- Records for this exercise

"""

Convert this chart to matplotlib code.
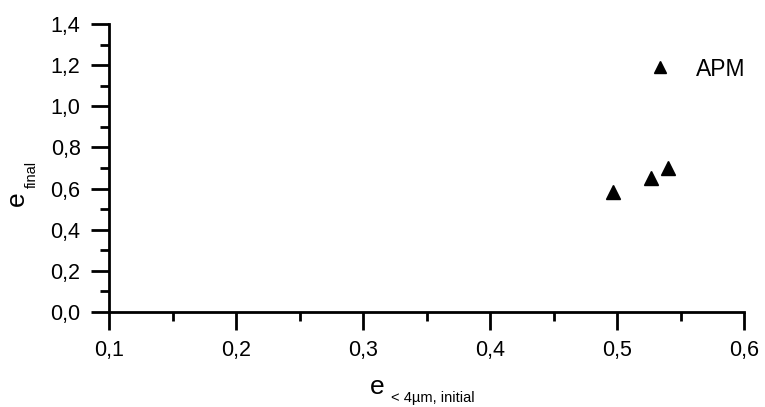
import matplotlib as mpl; mpl.use("Agg")
import matplotlib.pyplot as plt
from matplotlib.ticker import MultipleLocator, FuncFormatter

mpl.rcParams.update({"font.family": "sans-serif",
                     "font.sans-serif": ["Liberation Sans", "DejaVu Sans"],
                     "font.size": 15.5})

# data
e_initial = [0.497, 0.527, 0.540]
e_final = [0.584, 0.649, 0.699]
series_label = "APM"

W, H = 765, 407
fig = plt.figure(figsize=(W/100, H/100), dpi=100)
ax = fig.add_axes([109/W, 1-312/H, (744-109)/W, (312-24)/H])

ax.plot(e_initial, e_final, ls="none", marker="^", ms=10.5, color="black",
        label=series_label, clip_on=False)

ax.set_xlim(0.1, 0.6); ax.set_ylim(0.0, 1.4)
ax.xaxis.set_major_locator(MultipleLocator(0.1))
ax.xaxis.set_minor_locator(MultipleLocator(0.05))
ax.yaxis.set_major_locator(MultipleLocator(0.2))
ax.yaxis.set_minor_locator(MultipleLocator(0.1))
comma = FuncFormatter(lambda v, p: f"{v:.1f}".replace(".", ","))
ax.xaxis.set_major_formatter(comma); ax.yaxis.set_major_formatter(comma)

ax.spines[["top", "right"]].set_visible(False)
for s in ("left", "bottom"): ax.spines[s].set_linewidth(2)
ax.tick_params(which="major", direction="out", length=13, width=2, pad=7.5, labelsize=15.5)
ax.tick_params(which="minor", direction="out", length=6.5, width=2)

# axis labels with subscripts
fig.text(377/W, 1-387/H, "e", ha="center", va="center", fontsize=19)
fig.text(391/W, 1-398/H, "< 4µm, initial", ha="left", va="center", fontsize=10.5)
fig.text(16.5/W, 1-199/H, "e", ha="center", va="center", fontsize=19, rotation=90)
fig.text(31.5/W, 1-174/H, "final", ha="center", va="center", fontsize=10.5, rotation=90)

ax.legend(loc="center left", bbox_to_anchor=(651/W, 1-69/H), bbox_transform=fig.transFigure,
          frameon=False, borderpad=0, borderaxespad=0, handlelength=0.8,
          handletextpad=1.15, fontsize=16.5, markerscale=0.85)

fig.savefig("out.png", dpi=100)
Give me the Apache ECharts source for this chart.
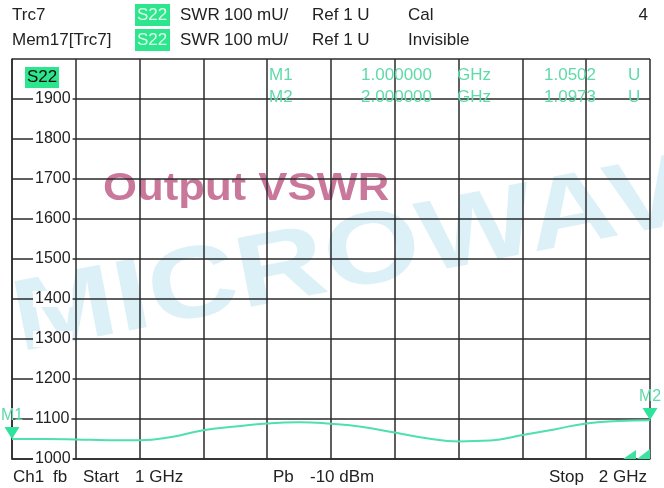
<!DOCTYPE html>
<html>
<head>
<meta charset="utf-8">
<script src="https://cdn.jsdelivr.net/npm/echarts@6/dist/echarts.min.js"></script>
<style>
  html, body { margin: 0; padding: 0; background: #fff; }
  #chart { width: 664px; height: 488px; }
</style>
</head>
<body>
<div id="chart"></div>
<script>
// frequency points (GHz) and measured SWR (mU)
var freqs = [1.00, 1.05, 1.10, 1.15, 1.20, 1.25, 1.30, 1.35, 1.40, 1.45, 1.50,
             1.55, 1.60, 1.65, 1.70, 1.75, 1.80, 1.85, 1.90, 1.95, 2.00];
var swr = [1050, 1050, 1049, 1047, 1047, 1055, 1072, 1081, 1089, 1092, 1088,
           1080, 1066, 1052, 1044, 1046, 1060, 1074, 1089, 1095, 1097];
// markers
var markerNames = ['M1', 'M2'];
var markerFreq = [1.0, 2.0];
var markerVal = [1050.2, 1097.3];
var markerFreqText = ['1.000000', '2.000000'];
var markerValText = ['1.0502', '1.0973'];

var yMin = 1000, yMax = 2000, yStep = 100;
var xMin = 1, xMax = 2, xStep = 0.1;

var trace = '#4fe0ac';
var mkText = '#5fdaa9';
var hdrGreen = '#2de58c';
var font = '"Liberation Sans", Arial, sans-serif';

var myChart = echarts.init(document.getElementById('chart'));

function txt(x, y, s, opt) {
  opt = opt || {};
  return {
    type: 'text', x: x, y: y, z: 5,
    style: {
      text: s, fill: opt.fill || '#222', font: (opt.size || 17) + 'px ' + font,
      textAlign: opt.align || 'left', textVerticalAlign: 'middle'
    }
  };
}

var graphics = [
  // watermarks
  { type: 'text', x: 24, y: 374, rotation: 11 * Math.PI / 180, scaleY: 0.82, z: -5,
    style: { text: 'MICROWAVE', fill: '#dcf0f7', font: 'bold 124px ' + font, textAlign: 'left', textVerticalAlign: 'bottom' } },
  { type: 'text', x: 103, y: 190, scaleX: 1.15, z: -5,
    style: { text: 'Output VSWR', fill: '#c9789b', font: 'bold 38px ' + font, textAlign: 'left', textVerticalAlign: 'middle' } },
  // header
  txt(12, 15, 'Trc7'),
  txt(12, 40, 'Mem17[Trc7]'),
  { type: 'rect', shape: { x: 135, y: 4, width: 35, height: 22 }, style: { fill: hdrGreen } },
  { type: 'rect', shape: { x: 135, y: 29, width: 35, height: 22 }, style: { fill: hdrGreen } },
  txt(137, 15, 'S22', { fill: '#d8ffe8' }),
  txt(137, 40, 'S22', { fill: '#d8ffe8' }),
  txt(180, 15, 'SWR'), txt(180, 40, 'SWR'),
  txt(224, 15, '100 mU/'), txt(224, 40, '100 mU/'),
  txt(312, 15, 'Ref 1 U'), txt(312, 40, 'Ref 1 U'),
  txt(408, 15, 'Cal'), txt(408, 40, 'Invisible'),
  txt(648, 15, '4', { align: 'right' }),
  // footer
  txt(13, 477, 'Ch1'), txt(53, 477, 'fb'), txt(83, 477, 'Start'),
  txt(135, 477, '1 GHz'),
  txt(273, 477, 'Pb'), txt(310, 477, '-10 dBm'),
  txt(549, 477, 'Stop'), txt(647, 477, '2 GHz', { align: 'right' }),
  // trace label box inside plot
  { type: 'rect', shape: { x: 25, y: 67, width: 34, height: 21 }, z: 5, style: { fill: hdrGreen } },
  txt(27, 77, 'S22', { fill: '#111' }),
  // out-of-range arrows
  { type: 'polygon', z: 5, shape: { points: [[623, 459], [636, 450], [636, 459]] }, style: { fill: '#3be3a0' } },
  { type: 'polygon', z: 5, shape: { points: [[637, 459], [650, 449], [650, 459]] }, style: { fill: '#3be3a0' } }
];

// marker table
for (var i = 0; i < markerNames.length; i++) {
  var yy = 75 + i * 22;
  graphics.push(txt(269, yy, markerNames[i], { fill: mkText }));
  graphics.push(txt(432, yy, markerFreqText[i], { fill: mkText, align: 'right' }));
  graphics.push(txt(457, yy, 'GHz', { fill: mkText }));
  graphics.push(txt(596, yy, markerValText[i], { fill: mkText, align: 'right' }));
  graphics.push(txt(628, yy, 'U', { fill: mkText }));
}

var lineData = freqs.map(function (f, i) { return [f, swr[i]]; });
var mpData = markerNames.map(function (n, i) {
  return { name: n, coord: [markerFreq[i], markerVal[i]] };
});

myChart.setOption({
  animation: false,
  backgroundColor: '#fff',
  grid: { left: 12, top: 59, right: 14, bottom: 29 },
  xAxis: {
    type: 'value', min: xMin, max: xMax, interval: xStep,
    axisLine: { show: true, onZero: false, lineStyle: { color: '#2a2a2a', width: 1.5 } },
    axisTick: { show: false },
    axisLabel: { show: false },
    splitLine: { show: true, lineStyle: { color: '#2a2a2a', width: 1.5 } }
  },
  yAxis: {
    type: 'value', min: yMin, max: yMax, interval: yStep,
    axisLine: { show: true, lineStyle: { color: '#2a2a2a', width: 1.5 } },
    axisTick: { show: false },
    axisLabel: {
      inside: true, margin: 21, showMaxLabel: false,
      formatter: function (v) { return String(v); },
      color: '#222', fontSize: 16, fontFamily: font,
      backgroundColor: '#fff', padding: [0, 2, 0, 2]
    },
    splitLine: { show: true, lineStyle: { color: '#2a2a2a', width: 1.5 } }
  },
  series: [{
    type: 'line',
    data: lineData,
    smooth: true,
    showSymbol: false,
    lineStyle: { color: trace, width: 2 },
    markPoint: {
      symbol: 'triangle',
      symbolRotate: 180,
      symbolSize: [15, 12],
      symbolOffset: [0, -6],
      itemStyle: { color: '#2fe39c' },
      label: {
        show: true, position: 'top', distance: 3,
        formatter: '{b}', color: mkText, fontSize: 16, fontFamily: font
      },
      data: mpData
    },
    z: 3
  }],
  graphic: graphics
});
</script>
</body>
</html>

"""

- Exercise brief
Start at the first line of the records and write out everything up to and including the line containing "from matplotlib.ticker import". No pictures.

- Task result
Convert this chart to matplotlib code.
import matplotlib as mpl; mpl.use("Agg")
import matplotlib.pyplot as plt
from matplotlib.ticker import MultipleLocator, FuncFormatter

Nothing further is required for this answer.